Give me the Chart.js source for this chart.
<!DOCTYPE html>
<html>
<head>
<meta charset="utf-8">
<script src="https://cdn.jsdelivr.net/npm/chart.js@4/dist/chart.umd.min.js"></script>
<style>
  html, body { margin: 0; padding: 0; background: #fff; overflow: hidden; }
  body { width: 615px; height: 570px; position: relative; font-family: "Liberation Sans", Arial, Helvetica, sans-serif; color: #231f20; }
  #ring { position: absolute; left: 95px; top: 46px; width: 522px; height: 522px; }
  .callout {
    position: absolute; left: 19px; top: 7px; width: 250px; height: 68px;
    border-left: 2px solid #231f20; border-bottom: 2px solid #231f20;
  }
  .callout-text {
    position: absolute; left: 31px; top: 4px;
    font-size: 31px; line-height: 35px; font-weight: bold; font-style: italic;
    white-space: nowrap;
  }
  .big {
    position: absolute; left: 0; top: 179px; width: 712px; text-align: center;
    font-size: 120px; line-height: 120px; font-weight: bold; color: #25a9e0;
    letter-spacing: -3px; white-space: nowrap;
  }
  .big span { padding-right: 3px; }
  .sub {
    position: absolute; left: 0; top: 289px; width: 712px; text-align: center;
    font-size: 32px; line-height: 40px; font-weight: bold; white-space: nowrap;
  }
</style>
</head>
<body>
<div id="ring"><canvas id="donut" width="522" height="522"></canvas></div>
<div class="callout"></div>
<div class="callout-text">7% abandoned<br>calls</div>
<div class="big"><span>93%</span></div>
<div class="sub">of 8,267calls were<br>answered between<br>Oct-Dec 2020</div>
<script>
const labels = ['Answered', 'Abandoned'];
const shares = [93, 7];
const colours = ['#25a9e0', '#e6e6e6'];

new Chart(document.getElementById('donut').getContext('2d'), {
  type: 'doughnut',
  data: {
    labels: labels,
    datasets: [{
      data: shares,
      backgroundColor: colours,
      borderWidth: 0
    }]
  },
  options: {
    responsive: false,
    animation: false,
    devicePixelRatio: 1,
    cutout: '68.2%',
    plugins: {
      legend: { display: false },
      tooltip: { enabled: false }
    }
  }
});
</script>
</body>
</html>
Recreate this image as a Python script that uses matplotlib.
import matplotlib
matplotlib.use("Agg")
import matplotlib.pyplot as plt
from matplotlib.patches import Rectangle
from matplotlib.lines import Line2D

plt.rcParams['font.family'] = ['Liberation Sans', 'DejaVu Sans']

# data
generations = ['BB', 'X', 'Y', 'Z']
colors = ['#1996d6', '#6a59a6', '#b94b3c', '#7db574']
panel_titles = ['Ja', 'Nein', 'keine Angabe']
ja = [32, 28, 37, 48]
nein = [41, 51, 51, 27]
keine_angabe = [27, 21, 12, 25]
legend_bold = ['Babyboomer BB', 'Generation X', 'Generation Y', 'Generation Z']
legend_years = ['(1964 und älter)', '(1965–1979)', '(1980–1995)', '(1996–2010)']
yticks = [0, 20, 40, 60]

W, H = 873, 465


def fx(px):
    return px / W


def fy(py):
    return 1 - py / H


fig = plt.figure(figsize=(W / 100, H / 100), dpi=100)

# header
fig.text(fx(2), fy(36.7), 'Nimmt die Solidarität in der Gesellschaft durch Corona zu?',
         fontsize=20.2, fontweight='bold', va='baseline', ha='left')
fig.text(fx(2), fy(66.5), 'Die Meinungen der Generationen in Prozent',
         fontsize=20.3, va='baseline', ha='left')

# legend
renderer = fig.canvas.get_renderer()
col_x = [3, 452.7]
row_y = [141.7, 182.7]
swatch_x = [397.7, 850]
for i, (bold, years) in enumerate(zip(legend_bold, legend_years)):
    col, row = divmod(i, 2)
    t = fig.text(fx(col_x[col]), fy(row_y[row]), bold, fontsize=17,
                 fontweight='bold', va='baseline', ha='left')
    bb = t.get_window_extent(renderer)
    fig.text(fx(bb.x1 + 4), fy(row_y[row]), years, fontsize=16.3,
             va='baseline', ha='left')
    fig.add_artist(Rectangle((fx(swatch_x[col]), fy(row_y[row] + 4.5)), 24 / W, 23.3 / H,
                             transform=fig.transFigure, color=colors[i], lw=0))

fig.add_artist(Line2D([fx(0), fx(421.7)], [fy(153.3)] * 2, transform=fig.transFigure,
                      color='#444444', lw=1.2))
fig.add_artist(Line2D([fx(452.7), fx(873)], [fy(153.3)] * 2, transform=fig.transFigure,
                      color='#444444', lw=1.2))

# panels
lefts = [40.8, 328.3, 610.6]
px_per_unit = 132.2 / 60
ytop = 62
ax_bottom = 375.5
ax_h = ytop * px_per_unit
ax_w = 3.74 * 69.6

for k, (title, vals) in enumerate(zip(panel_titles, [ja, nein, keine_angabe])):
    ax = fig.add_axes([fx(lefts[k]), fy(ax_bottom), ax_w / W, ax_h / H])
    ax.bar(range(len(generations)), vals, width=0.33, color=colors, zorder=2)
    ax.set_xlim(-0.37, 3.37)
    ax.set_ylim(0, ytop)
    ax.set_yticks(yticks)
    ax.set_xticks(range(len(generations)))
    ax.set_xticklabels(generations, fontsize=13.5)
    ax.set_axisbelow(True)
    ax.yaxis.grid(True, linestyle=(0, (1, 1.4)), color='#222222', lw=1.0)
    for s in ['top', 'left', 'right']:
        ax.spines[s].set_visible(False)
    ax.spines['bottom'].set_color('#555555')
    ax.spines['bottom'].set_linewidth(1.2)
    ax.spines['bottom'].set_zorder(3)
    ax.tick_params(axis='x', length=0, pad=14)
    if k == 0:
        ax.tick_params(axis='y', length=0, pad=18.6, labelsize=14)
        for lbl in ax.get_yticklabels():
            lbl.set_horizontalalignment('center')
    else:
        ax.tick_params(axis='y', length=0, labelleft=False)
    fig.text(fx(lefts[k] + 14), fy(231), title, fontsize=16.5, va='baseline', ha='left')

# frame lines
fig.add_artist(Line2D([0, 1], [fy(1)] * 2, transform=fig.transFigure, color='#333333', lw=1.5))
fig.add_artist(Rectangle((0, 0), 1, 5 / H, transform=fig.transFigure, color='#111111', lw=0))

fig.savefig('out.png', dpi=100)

==

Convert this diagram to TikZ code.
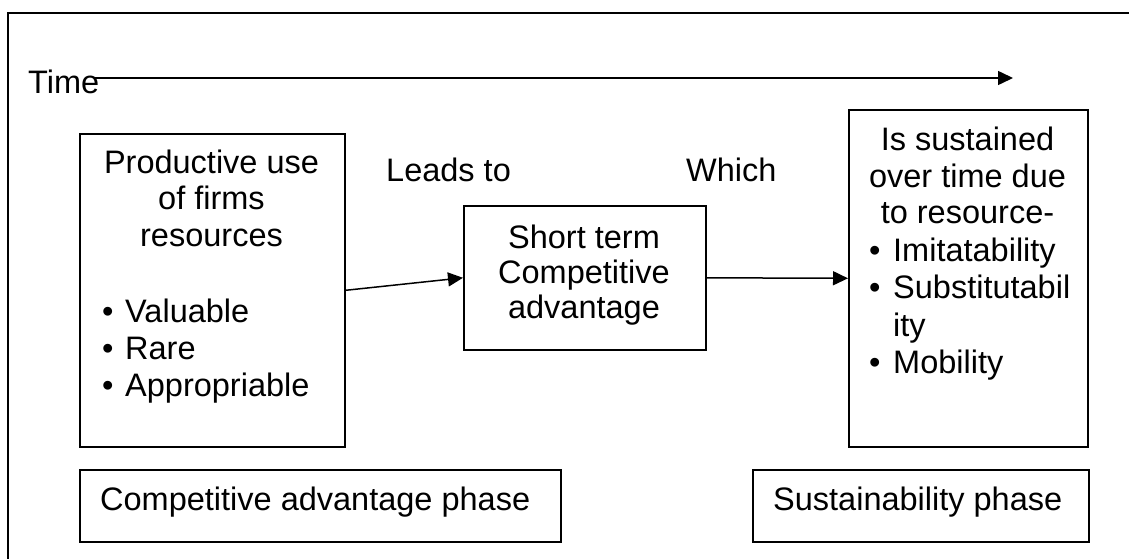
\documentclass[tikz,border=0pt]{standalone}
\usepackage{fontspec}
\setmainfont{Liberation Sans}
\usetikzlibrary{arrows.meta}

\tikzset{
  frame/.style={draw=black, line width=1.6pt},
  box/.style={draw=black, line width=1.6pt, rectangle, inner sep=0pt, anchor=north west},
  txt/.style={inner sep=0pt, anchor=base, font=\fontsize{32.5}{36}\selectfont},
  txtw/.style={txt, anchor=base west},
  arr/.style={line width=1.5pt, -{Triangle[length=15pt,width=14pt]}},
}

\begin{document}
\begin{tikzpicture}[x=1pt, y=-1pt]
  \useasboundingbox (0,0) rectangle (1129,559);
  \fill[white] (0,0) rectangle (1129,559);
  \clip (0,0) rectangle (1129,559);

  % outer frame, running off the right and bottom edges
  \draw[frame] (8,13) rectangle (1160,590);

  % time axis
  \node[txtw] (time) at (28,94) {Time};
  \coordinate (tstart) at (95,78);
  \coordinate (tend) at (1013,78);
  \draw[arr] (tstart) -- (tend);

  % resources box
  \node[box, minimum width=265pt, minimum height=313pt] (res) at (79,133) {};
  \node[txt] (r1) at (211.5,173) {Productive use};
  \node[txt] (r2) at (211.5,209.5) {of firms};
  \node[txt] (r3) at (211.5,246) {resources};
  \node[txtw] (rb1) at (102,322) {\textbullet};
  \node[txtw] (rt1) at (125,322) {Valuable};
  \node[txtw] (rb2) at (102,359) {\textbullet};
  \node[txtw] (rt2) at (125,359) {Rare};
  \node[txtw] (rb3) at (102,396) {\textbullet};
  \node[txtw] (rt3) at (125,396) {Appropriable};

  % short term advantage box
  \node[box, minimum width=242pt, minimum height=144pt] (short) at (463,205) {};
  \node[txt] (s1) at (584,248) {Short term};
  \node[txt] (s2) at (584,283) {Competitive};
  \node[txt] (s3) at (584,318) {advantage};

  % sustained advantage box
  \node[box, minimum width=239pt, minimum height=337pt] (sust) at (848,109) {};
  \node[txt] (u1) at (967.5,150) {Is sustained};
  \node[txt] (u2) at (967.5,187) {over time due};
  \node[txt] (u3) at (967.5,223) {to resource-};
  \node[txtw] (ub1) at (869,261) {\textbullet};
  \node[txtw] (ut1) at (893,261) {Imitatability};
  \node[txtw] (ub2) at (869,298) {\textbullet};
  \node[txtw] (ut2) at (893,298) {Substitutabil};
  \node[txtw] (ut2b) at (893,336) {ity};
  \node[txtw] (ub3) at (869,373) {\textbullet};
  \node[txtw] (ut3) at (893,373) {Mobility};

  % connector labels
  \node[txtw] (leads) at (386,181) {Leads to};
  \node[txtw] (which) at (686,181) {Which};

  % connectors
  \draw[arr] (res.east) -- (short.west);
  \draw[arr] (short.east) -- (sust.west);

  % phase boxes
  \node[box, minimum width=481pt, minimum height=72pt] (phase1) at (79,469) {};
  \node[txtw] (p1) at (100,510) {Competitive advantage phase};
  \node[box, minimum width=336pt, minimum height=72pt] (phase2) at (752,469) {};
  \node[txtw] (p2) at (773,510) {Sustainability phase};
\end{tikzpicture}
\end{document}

TASK:
List the lines of the entries that include "this".

THE RESPONSE:
Give me the Chart.js source for this chart.
Recreate this image as a Python script that uses matplotlib.
Convert this diagram to TikZ code.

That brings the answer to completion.